━━ Data provided
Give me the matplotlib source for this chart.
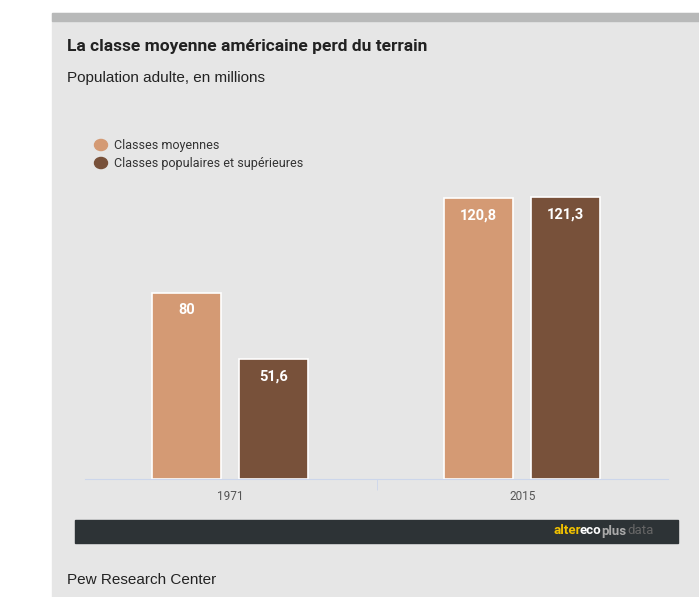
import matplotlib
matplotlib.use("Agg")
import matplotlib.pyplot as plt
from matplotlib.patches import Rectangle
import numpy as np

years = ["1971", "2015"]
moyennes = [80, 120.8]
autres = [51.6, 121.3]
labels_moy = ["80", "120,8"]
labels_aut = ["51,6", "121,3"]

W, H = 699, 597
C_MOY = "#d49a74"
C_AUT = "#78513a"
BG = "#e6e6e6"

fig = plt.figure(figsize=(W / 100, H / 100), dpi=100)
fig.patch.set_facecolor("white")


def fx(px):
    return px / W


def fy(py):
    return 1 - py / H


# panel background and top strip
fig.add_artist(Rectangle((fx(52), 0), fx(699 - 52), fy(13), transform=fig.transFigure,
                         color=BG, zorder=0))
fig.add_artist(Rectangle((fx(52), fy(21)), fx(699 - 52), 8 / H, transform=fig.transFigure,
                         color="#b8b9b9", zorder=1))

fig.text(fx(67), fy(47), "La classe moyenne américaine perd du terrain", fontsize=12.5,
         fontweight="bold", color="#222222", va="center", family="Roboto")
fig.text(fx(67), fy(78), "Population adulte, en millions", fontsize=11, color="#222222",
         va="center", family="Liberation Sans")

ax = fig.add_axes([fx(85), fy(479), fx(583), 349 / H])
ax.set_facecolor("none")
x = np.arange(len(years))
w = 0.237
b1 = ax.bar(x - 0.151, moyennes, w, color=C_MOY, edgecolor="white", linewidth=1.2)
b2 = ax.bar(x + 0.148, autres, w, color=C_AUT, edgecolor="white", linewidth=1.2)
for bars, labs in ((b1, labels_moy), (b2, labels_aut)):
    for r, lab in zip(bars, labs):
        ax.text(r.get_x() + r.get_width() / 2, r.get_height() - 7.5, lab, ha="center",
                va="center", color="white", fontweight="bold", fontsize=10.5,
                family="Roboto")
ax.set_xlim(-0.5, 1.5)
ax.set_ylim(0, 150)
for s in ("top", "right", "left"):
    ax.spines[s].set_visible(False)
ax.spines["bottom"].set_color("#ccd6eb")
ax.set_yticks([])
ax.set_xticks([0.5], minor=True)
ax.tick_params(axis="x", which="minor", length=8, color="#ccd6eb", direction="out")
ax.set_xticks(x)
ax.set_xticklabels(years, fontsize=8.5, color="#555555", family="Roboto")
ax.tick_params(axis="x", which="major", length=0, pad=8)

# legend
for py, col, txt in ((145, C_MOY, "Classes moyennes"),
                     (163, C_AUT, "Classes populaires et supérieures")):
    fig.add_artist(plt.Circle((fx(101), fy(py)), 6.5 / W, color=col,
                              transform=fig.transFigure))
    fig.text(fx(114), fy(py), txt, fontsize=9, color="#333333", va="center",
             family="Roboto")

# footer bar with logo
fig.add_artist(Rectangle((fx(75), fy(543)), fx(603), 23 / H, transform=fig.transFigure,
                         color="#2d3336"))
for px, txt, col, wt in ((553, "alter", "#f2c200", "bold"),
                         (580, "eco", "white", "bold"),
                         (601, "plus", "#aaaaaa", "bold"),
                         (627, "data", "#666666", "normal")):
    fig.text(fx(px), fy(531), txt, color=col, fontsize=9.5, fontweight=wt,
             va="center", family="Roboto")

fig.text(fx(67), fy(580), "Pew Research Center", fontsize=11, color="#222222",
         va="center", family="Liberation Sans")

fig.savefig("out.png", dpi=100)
━━━━
__Problem description__: Give back exactly the lines from the first line of the data through the line with "import numpy as np", pictures excluded.

__Expected answer__:
Give me the matplotlib source for this chart.
import matplotlib
matplotlib.use("Agg")
import matplotlib.pyplot as plt
from matplotlib.patches import Rectangle
import numpy as np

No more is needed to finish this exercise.